### [Task statement]
Do not copy the pictures; transcribe all other material exactly.

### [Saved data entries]
--- BEGIN ---
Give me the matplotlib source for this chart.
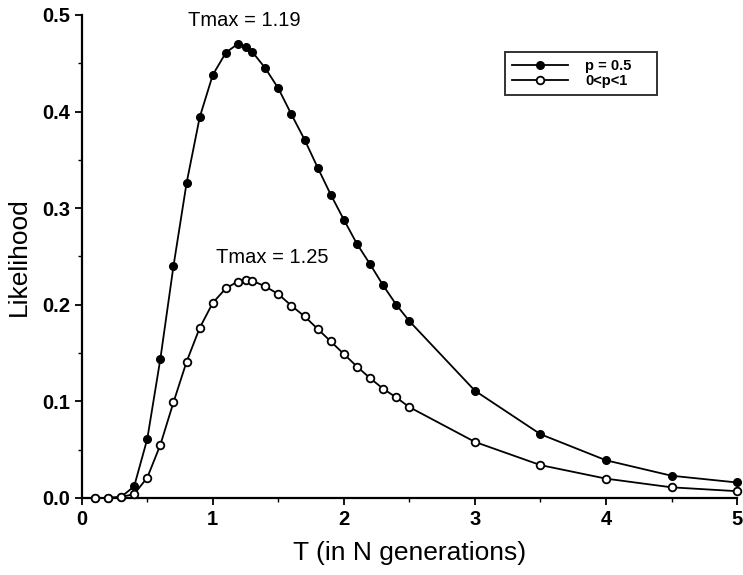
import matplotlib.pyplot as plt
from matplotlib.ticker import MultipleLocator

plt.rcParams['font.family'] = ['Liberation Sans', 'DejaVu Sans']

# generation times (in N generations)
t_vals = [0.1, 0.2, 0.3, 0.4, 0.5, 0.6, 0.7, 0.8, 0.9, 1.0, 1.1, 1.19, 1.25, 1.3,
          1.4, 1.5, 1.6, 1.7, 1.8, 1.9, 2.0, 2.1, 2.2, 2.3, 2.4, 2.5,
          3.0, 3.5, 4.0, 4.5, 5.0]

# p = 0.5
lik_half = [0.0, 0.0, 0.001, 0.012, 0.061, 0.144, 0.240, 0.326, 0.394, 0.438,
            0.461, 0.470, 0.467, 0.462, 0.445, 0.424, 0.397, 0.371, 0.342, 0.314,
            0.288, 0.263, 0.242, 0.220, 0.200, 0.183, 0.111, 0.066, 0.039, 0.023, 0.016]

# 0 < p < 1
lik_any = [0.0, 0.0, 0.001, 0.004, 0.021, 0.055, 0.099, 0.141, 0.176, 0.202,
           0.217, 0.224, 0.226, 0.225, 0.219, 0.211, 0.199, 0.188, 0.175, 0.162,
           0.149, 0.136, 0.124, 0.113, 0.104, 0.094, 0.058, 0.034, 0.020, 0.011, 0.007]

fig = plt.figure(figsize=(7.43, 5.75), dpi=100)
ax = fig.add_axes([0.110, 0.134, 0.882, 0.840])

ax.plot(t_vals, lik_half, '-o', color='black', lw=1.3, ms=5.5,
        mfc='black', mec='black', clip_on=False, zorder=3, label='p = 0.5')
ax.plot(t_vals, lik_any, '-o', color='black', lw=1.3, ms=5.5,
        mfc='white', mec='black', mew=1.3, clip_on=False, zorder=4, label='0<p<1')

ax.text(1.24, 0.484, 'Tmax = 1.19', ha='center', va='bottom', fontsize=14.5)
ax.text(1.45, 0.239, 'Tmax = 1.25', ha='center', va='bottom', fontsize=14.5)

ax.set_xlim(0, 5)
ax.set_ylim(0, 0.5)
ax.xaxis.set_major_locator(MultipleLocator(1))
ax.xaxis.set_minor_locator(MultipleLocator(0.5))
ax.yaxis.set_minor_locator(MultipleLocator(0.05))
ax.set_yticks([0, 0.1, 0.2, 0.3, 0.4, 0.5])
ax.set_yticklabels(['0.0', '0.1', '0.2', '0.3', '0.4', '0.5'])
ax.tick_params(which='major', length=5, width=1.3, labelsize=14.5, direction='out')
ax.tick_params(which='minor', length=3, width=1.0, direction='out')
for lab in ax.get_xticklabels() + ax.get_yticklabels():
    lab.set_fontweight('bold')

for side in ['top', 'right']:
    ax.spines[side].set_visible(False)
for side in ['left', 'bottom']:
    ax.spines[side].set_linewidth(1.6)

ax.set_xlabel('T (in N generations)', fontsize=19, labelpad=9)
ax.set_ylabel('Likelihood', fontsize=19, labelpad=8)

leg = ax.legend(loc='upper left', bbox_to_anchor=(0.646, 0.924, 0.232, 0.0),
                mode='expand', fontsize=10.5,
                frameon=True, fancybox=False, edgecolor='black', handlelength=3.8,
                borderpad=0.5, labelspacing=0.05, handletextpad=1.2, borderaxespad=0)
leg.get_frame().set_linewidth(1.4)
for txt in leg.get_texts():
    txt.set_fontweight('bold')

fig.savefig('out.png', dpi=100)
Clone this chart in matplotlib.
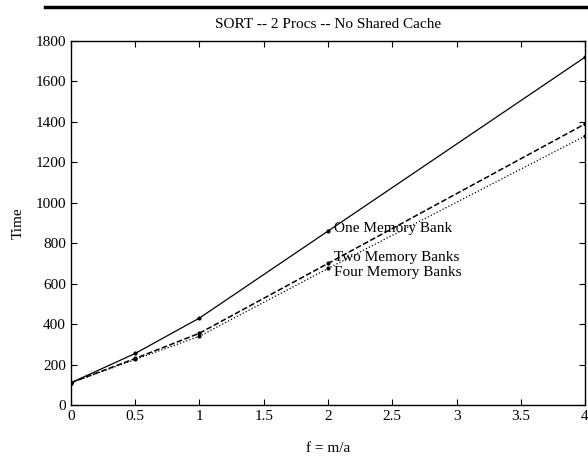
--- END ---
### [Completed task]
Give me the matplotlib source for this chart.
import matplotlib.pyplot as plt
from matplotlib.ticker import MultipleLocator

plt.rcParams['font.family'] = ['Liberation Sans', 'DejaVu Sans']

# generation times (in N generations)
t_vals = [0.1, 0.2, 0.3, 0.4, 0.5, 0.6, 0.7, 0.8, 0.9, 1.0, 1.1, 1.19, 1.25, 1.3,
          1.4, 1.5, 1.6, 1.7, 1.8, 1.9, 2.0, 2.1, 2.2, 2.3, 2.4, 2.5,
          3.0, 3.5, 4.0, 4.5, 5.0]

# p = 0.5
lik_half = [0.0, 0.0, 0.001, 0.012, 0.061, 0.144, 0.240, 0.326, 0.394, 0.438,
            0.461, 0.470, 0.467, 0.462, 0.445, 0.424, 0.397, 0.371, 0.342, 0.314,
            0.288, 0.263, 0.242, 0.220, 0.200, 0.183, 0.111, 0.066, 0.039, 0.023, 0.016]

# 0 < p < 1
lik_any = [0.0, 0.0, 0.001, 0.004, 0.021, 0.055, 0.099, 0.141, 0.176, 0.202,
           0.217, 0.224, 0.226, 0.225, 0.219, 0.211, 0.199, 0.188, 0.175, 0.162,
           0.149, 0.136, 0.124, 0.113, 0.104, 0.094, 0.058, 0.034, 0.020, 0.011, 0.007]

fig = plt.figure(figsize=(7.43, 5.75), dpi=100)
ax = fig.add_axes([0.110, 0.134, 0.882, 0.840])

ax.plot(t_vals, lik_half, '-o', color='black', lw=1.3, ms=5.5,
        mfc='black', mec='black', clip_on=False, zorder=3, label='p = 0.5')
ax.plot(t_vals, lik_any, '-o', color='black', lw=1.3, ms=5.5,
        mfc='white', mec='black', mew=1.3, clip_on=False, zorder=4, label='0<p<1')

ax.text(1.24, 0.484, 'Tmax = 1.19', ha='center', va='bottom', fontsize=14.5)
ax.text(1.45, 0.239, 'Tmax = 1.25', ha='center', va='bottom', fontsize=14.5)

ax.set_xlim(0, 5)
ax.set_ylim(0, 0.5)
ax.xaxis.set_major_locator(MultipleLocator(1))
ax.xaxis.set_minor_locator(MultipleLocator(0.5))
ax.yaxis.set_minor_locator(MultipleLocator(0.05))
ax.set_yticks([0, 0.1, 0.2, 0.3, 0.4, 0.5])
ax.set_yticklabels(['0.0', '0.1', '0.2', '0.3', '0.4', '0.5'])
ax.tick_params(which='major', length=5, width=1.3, labelsize=14.5, direction='out')
ax.tick_params(which='minor', length=3, width=1.0, direction='out')
for lab in ax.get_xticklabels() + ax.get_yticklabels():
    lab.set_fontweight('bold')

for side in ['top', 'right']:
    ax.spines[side].set_visible(False)
for side in ['left', 'bottom']:
    ax.spines[side].set_linewidth(1.6)

ax.set_xlabel('T (in N generations)', fontsize=19, labelpad=9)
ax.set_ylabel('Likelihood', fontsize=19, labelpad=8)

leg = ax.legend(loc='upper left', bbox_to_anchor=(0.646, 0.924, 0.232, 0.0),
                mode='expand', fontsize=10.5,
                frameon=True, fancybox=False, edgecolor='black', handlelength=3.8,
                borderpad=0.5, labelspacing=0.05, handletextpad=1.2, borderaxespad=0)
leg.get_frame().set_linewidth(1.4)
for txt in leg.get_texts():
    txt.set_fontweight('bold')

fig.savefig('out.png', dpi=100)
Clone this chart in matplotlib.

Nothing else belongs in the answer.